Other times, though, we make the distinction ourselves between two things of which is more important where one isn’t clearly the winner (like family). I worked with an event for several months waiting for them to schedule a date. When they finally scheduled a date, it was a little over a year after my initial quote for speaking. Based on the needs of my family and time, my speaking rate increased since that initial quote. I believed in the event and the person planning it and knew they were on a tight budget, so I agreed to honor the initial quote. Only days later, I received another invitation to a different event that would have paid my full speaking fee.

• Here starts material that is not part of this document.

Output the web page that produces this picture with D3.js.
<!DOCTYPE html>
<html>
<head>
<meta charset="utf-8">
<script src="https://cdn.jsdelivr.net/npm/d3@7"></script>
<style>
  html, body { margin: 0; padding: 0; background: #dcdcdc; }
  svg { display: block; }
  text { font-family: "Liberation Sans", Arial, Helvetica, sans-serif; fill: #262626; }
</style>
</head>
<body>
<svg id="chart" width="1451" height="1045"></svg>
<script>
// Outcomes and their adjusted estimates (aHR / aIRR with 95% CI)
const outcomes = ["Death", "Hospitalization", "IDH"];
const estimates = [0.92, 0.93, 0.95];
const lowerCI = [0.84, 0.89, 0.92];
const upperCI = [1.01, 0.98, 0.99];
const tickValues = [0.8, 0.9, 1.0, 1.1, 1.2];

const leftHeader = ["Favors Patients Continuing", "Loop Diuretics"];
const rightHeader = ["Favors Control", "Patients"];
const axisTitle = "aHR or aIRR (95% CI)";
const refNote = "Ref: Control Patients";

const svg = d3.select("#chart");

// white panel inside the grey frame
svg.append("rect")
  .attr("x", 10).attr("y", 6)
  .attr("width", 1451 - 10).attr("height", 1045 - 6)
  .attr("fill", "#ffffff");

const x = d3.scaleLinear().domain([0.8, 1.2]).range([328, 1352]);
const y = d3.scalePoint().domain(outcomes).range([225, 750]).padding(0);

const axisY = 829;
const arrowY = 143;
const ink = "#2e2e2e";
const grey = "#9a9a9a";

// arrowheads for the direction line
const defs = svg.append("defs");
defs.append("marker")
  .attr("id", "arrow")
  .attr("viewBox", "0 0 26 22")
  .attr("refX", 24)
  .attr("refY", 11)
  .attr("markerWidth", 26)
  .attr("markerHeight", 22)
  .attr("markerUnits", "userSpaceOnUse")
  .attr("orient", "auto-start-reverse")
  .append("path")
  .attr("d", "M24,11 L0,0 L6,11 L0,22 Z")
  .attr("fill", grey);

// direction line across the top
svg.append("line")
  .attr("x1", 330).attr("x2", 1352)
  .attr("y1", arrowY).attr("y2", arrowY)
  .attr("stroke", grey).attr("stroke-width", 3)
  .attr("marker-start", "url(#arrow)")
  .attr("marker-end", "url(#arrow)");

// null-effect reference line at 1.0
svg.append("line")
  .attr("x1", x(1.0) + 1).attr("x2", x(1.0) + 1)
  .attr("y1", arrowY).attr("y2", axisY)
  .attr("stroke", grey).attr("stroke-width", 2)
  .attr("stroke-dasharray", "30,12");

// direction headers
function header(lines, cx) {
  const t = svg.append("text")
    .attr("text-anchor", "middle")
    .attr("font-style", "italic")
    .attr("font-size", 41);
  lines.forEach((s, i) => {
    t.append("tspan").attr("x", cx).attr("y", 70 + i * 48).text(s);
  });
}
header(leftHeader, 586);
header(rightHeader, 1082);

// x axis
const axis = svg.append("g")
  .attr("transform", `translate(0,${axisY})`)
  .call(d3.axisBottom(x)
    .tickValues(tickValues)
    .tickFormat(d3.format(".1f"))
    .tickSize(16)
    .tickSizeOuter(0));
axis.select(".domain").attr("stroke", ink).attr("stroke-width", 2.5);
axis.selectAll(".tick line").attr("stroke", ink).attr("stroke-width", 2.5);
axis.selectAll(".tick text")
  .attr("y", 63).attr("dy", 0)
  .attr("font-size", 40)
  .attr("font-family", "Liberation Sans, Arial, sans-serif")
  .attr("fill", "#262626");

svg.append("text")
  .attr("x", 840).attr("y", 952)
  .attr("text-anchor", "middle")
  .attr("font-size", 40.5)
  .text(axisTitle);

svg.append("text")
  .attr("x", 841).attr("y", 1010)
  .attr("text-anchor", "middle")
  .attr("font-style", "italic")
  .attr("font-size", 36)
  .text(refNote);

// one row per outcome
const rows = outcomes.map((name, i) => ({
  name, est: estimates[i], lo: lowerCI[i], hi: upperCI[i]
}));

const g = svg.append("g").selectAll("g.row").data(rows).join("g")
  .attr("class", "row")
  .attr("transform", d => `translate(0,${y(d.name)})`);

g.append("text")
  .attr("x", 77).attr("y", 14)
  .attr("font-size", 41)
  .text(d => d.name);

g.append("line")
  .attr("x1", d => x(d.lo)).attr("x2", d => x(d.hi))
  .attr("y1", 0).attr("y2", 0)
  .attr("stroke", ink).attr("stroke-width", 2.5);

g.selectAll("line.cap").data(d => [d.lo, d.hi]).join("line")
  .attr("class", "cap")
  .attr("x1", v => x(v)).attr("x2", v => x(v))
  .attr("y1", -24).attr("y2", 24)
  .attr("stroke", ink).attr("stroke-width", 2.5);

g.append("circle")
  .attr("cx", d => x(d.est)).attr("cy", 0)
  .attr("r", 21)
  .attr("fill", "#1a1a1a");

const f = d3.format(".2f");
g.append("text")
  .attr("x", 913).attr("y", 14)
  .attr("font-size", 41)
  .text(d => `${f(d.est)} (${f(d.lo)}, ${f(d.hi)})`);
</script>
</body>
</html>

It was tempting, for a moment, to call the first event and bow out. We hadn’t signed a contract yet. The second event was well-established, had a great track record of speakers, and would be really fun. It would have been unfair for me to do that, though. It would have left the first event organizer, a great guy, high and dry on something he worked hard on. It would have spoken really poorly about what I value. It also would have disrespected my commitments.
Unfortunately, a lot of us do make the selfish decision to break “lesser” commitments and I’m not immune to that. To be clear, I don’t think we should base all of our decisions on what will make others happy or successful at our own expense. I think that is a recipe for everyone to fail. But, if we commit to something, we need to honor it unless there becomes a serious moral or personal issue surrounding it.
We don’t honor our commitments based on their benefit to us, we honor them because we made them. You have a chance to determine the value of a commitment to you and bow out of it – before you make it. If you aren’t practicing the power of “No,” then you are going to wind up in a lot of situations that keep you out of something more important.
Hopefully, if you are practicing the power of, “no,” and caring for yourself, you are discerning your commitments before you make them. But sometimes something else comes up that we think may be better. Discern wisely – jumping on what seems like a better opportunity may be actually jumping on a relationship grenade. Be prepared if you leave people high and dry and flake out on a commitment to lose those relationships. Sometimes, we have to jump on that grenade for the once-in-a-lifetime opportunity, the perfect job, or the meeting we can’t get any other time with the person that is impossible to get a hold of. If we’ve discerned that wisely and in a way that is objective (not emotional) then make the jump.
But, if your emotions are playing into the decision or your pride is blinding you, stop. That grenade isn’t worth the opportunity.